** Begin **

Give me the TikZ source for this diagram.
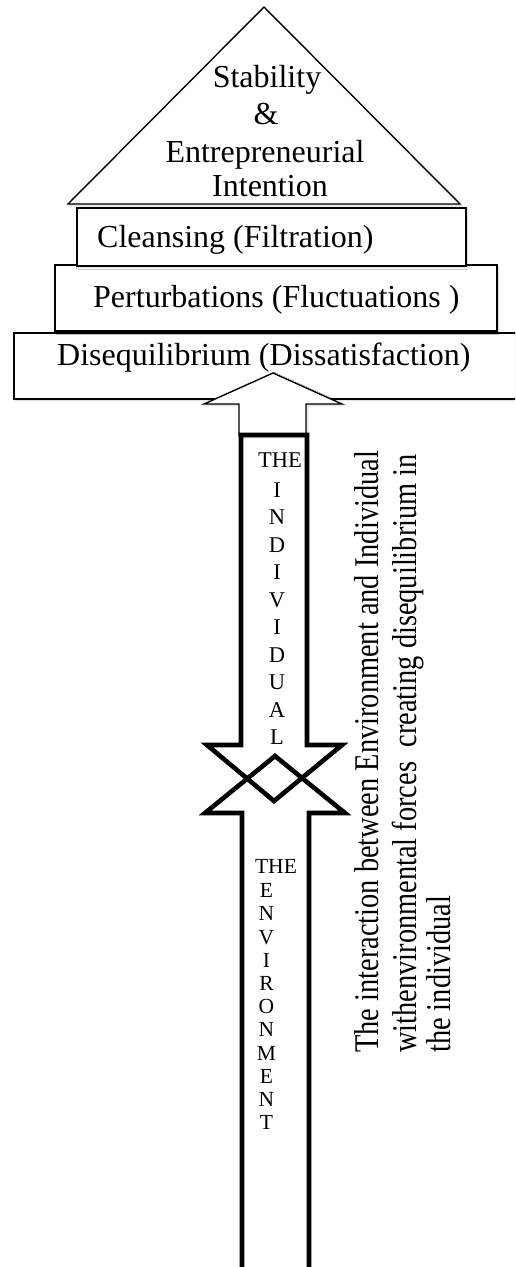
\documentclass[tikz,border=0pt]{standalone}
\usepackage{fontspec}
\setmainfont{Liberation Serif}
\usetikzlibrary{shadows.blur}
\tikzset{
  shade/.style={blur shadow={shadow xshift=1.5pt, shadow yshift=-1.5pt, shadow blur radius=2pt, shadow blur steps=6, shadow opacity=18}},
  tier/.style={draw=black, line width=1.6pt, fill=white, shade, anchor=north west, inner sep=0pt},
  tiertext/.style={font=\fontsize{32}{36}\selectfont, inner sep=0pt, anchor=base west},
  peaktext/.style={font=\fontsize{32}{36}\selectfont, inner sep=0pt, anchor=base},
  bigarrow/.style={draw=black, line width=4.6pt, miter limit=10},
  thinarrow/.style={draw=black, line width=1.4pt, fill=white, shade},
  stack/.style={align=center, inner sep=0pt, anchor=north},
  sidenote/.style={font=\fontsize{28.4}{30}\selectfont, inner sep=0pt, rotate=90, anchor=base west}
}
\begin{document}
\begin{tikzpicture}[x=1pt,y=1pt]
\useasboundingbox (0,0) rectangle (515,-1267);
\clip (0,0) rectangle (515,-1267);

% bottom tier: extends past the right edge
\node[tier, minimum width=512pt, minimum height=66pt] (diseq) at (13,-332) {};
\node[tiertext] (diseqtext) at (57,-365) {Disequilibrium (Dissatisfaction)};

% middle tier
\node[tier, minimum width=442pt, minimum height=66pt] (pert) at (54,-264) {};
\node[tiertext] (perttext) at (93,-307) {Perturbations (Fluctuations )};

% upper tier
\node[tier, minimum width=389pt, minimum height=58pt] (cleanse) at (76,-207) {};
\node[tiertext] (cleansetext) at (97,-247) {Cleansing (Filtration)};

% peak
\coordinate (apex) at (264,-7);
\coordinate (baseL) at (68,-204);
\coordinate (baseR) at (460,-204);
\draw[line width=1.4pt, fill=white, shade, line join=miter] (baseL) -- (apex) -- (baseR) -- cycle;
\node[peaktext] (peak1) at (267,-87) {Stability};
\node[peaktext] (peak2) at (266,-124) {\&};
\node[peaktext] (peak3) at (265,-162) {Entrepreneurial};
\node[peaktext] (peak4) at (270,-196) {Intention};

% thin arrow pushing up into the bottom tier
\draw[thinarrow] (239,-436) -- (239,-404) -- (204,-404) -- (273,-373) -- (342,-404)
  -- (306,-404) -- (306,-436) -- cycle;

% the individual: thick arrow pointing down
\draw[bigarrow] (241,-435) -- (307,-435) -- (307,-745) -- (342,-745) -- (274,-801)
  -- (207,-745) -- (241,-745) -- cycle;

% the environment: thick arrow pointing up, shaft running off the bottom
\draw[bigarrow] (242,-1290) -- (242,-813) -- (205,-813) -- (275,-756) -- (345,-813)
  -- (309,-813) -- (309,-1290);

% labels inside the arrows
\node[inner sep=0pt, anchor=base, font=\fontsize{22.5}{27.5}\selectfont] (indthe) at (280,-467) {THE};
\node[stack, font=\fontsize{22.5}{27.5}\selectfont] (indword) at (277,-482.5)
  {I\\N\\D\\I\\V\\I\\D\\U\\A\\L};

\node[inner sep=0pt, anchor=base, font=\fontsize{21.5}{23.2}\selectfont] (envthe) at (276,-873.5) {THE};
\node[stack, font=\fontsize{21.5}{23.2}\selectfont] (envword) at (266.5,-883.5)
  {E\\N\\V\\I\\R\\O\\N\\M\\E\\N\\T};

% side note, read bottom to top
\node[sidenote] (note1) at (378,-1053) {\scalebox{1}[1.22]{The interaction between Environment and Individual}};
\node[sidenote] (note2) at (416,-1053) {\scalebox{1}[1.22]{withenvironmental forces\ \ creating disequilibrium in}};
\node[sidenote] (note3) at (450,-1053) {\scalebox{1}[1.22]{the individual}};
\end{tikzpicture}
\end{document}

** End **

*Problem requirements*
Transcribe the full listing character for character. Pictures are excluded.

*Expected answer*
Give me the TikZ source for this diagram.
\documentclass[tikz,border=0pt]{standalone}
\usepackage{fontspec}
\setmainfont{Liberation Serif}
\usetikzlibrary{shadows.blur}
\tikzset{
  shade/.style={blur shadow={shadow xshift=1.5pt, shadow yshift=-1.5pt, shadow blur radius=2pt, shadow blur steps=6, shadow opacity=18}},
  tier/.style={draw=black, line width=1.6pt, fill=white, shade, anchor=north west, inner sep=0pt},
  tiertext/.style={font=\fontsize{32}{36}\selectfont, inner sep=0pt, anchor=base west},
  peaktext/.style={font=\fontsize{32}{36}\selectfont, inner sep=0pt, anchor=base},
  bigarrow/.style={draw=black, line width=4.6pt, miter limit=10},
  thinarrow/.style={draw=black, line width=1.4pt, fill=white, shade},
  stack/.style={align=center, inner sep=0pt, anchor=north},
  sidenote/.style={font=\fontsize{28.4}{30}\selectfont, inner sep=0pt, rotate=90, anchor=base west}
}
\begin{document}
\begin{tikzpicture}[x=1pt,y=1pt]
\useasboundingbox (0,0) rectangle (515,-1267);
\clip (0,0) rectangle (515,-1267);

% bottom tier: extends past the right edge
\node[tier, minimum width=512pt, minimum height=66pt] (diseq) at (13,-332) {};
\node[tiertext] (diseqtext) at (57,-365) {Disequilibrium (Dissatisfaction)};

% middle tier
\node[tier, minimum width=442pt, minimum height=66pt] (pert) at (54,-264) {};
\node[tiertext] (perttext) at (93,-307) {Perturbations (Fluctuations )};

% upper tier
\node[tier, minimum width=389pt, minimum height=58pt] (cleanse) at (76,-207) {};
\node[tiertext] (cleansetext) at (97,-247) {Cleansing (Filtration)};

% peak
\coordinate (apex) at (264,-7);
\coordinate (baseL) at (68,-204);
\coordinate (baseR) at (460,-204);
\draw[line width=1.4pt, fill=white, shade, line join=miter] (baseL) -- (apex) -- (baseR) -- cycle;
\node[peaktext] (peak1) at (267,-87) {Stability};
\node[peaktext] (peak2) at (266,-124) {\&};
\node[peaktext] (peak3) at (265,-162) {Entrepreneurial};
\node[peaktext] (peak4) at (270,-196) {Intention};

% thin arrow pushing up into the bottom tier
\draw[thinarrow] (239,-436) -- (239,-404) -- (204,-404) -- (273,-373) -- (342,-404)
  -- (306,-404) -- (306,-436) -- cycle;

% the individual: thick arrow pointing down
\draw[bigarrow] (241,-435) -- (307,-435) -- (307,-745) -- (342,-745) -- (274,-801)
  -- (207,-745) -- (241,-745) -- cycle;

% the environment: thick arrow pointing up, shaft running off the bottom
\draw[bigarrow] (242,-1290) -- (242,-813) -- (205,-813) -- (275,-756) -- (345,-813)
  -- (309,-813) -- (309,-1290);

% labels inside the arrows
\node[inner sep=0pt, anchor=base, font=\fontsize{22.5}{27.5}\selectfont] (indthe) at (280,-467) {THE};
\node[stack, font=\fontsize{22.5}{27.5}\selectfont] (indword) at (277,-482.5)
  {I\\N\\D\\I\\V\\I\\D\\U\\A\\L};

\node[inner sep=0pt, anchor=base, font=\fontsize{21.5}{23.2}\selectfont] (envthe) at (276,-873.5) {THE};
\node[stack, font=\fontsize{21.5}{23.2}\selectfont] (envword) at (266.5,-883.5)
  {E\\N\\V\\I\\R\\O\\N\\M\\E\\N\\T};

% side note, read bottom to top
\node[sidenote] (note1) at (378,-1053) {\scalebox{1}[1.22]{The interaction between Environment and Individual}};
\node[sidenote] (note2) at (416,-1053) {\scalebox{1}[1.22]{withenvironmental forces\ \ creating disequilibrium in}};
\node[sidenote] (note3) at (450,-1053) {\scalebox{1}[1.22]{the individual}};
\end{tikzpicture}
\end{document}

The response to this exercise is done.